**What the task asks**
Find and return each line containing "React".
>> start
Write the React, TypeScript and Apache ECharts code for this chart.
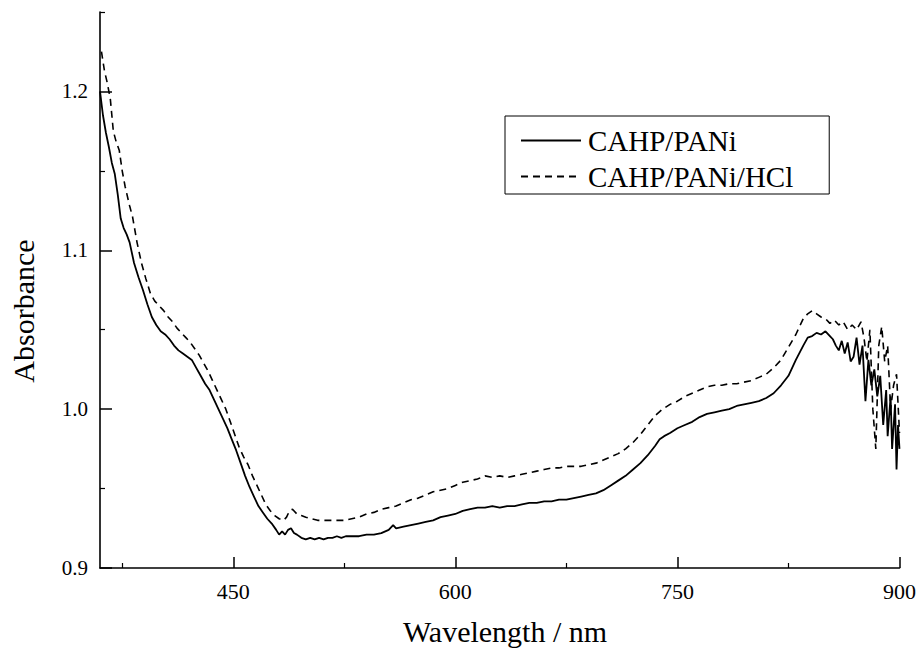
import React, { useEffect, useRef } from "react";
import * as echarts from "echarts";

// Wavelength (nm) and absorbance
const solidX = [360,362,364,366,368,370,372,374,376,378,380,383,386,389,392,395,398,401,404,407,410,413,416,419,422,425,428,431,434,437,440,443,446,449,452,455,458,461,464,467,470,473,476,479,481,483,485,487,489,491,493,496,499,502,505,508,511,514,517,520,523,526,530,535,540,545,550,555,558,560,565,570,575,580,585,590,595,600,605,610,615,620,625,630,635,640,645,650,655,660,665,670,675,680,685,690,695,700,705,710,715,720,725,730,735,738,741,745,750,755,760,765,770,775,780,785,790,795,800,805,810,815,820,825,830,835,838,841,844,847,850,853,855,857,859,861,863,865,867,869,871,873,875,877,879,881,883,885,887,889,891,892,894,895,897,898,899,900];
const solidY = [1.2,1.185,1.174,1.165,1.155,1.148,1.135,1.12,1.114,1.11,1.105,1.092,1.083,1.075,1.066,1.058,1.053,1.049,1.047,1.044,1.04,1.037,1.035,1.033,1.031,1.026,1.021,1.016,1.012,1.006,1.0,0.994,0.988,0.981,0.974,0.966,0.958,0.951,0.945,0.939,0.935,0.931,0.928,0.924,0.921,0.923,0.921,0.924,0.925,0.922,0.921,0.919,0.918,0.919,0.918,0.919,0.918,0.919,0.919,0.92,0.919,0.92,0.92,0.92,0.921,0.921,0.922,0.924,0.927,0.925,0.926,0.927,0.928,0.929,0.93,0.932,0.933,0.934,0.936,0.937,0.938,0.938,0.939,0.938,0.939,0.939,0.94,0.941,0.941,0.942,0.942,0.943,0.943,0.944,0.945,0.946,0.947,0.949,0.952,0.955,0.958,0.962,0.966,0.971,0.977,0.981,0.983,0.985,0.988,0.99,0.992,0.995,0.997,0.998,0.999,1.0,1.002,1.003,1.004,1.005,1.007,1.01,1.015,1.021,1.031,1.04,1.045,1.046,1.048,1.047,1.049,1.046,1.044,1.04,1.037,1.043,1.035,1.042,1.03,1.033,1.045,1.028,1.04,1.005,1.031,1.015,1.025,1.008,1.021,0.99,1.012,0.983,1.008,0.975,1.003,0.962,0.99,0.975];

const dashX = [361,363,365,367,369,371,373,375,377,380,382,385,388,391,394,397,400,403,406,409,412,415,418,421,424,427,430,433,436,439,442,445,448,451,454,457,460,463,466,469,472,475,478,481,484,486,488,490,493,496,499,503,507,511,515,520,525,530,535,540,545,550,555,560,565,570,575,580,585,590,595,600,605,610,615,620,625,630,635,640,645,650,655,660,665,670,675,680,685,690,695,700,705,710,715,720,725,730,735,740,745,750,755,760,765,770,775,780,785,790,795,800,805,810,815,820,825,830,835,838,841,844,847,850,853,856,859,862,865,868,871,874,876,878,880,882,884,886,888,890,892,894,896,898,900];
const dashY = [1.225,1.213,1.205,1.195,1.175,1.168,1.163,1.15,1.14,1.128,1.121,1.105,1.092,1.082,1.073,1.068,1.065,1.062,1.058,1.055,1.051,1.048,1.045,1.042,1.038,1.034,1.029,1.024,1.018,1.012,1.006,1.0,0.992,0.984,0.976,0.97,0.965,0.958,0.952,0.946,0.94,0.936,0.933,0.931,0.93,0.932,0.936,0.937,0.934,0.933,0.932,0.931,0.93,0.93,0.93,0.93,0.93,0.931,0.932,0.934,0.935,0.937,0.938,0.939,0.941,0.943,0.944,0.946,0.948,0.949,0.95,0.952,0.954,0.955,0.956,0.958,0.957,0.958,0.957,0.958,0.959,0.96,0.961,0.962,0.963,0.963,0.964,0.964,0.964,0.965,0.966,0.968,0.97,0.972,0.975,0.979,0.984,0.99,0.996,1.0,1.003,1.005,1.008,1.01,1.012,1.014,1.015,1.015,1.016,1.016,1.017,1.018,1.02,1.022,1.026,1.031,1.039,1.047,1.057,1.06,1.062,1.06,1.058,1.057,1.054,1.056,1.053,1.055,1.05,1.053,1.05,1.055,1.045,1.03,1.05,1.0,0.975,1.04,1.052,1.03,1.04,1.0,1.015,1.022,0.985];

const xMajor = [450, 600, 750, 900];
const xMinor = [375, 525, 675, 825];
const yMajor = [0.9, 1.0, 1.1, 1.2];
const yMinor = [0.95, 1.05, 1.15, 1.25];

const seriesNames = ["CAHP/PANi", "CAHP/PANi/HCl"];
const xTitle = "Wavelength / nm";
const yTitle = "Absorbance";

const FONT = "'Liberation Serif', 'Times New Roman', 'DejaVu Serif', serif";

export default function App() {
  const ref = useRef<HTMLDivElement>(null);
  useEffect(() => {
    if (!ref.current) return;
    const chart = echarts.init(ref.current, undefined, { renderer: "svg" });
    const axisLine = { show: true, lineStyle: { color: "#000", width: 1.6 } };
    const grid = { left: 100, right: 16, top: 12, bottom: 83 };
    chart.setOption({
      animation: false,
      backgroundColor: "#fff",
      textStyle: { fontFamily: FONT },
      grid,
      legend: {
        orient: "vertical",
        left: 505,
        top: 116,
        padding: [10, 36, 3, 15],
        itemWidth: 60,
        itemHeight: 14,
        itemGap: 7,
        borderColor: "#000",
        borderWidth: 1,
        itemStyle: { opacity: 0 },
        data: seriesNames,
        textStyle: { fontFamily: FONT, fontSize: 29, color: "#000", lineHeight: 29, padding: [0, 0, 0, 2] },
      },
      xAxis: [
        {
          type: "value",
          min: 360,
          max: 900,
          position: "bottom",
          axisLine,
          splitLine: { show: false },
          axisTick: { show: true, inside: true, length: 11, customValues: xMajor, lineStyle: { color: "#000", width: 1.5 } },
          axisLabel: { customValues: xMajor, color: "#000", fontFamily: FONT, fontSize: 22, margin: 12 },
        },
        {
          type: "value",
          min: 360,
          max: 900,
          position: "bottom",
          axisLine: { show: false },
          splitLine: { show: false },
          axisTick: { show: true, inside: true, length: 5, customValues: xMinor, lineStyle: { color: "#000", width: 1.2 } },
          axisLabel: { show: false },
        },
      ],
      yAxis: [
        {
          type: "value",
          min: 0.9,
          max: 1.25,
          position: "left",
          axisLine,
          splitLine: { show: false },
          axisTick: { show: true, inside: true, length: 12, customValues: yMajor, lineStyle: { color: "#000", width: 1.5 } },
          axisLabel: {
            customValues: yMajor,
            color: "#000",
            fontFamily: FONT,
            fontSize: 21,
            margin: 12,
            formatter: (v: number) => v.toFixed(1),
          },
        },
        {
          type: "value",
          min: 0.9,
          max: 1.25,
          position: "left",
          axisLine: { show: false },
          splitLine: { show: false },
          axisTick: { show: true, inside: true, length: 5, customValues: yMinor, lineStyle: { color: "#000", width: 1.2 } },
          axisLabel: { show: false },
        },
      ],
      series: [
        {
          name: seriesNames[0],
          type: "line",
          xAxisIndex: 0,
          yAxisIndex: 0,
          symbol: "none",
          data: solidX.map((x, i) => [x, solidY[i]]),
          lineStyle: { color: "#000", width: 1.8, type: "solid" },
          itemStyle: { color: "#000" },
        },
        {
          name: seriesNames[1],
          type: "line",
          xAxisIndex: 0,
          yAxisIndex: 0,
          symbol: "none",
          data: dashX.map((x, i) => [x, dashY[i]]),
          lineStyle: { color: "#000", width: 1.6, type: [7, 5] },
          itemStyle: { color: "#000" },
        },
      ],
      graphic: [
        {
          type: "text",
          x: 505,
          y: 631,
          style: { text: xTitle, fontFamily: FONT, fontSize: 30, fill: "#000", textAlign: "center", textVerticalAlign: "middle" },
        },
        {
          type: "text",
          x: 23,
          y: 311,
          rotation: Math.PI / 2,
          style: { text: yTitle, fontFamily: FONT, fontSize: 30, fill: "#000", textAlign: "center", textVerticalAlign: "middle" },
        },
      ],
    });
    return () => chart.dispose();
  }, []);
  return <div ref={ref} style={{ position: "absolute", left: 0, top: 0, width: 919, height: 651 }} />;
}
>> end
**Final answer**
Write the React, TypeScript and Apache ECharts code for this chart.
import React, { useEffect, useRef } from "react";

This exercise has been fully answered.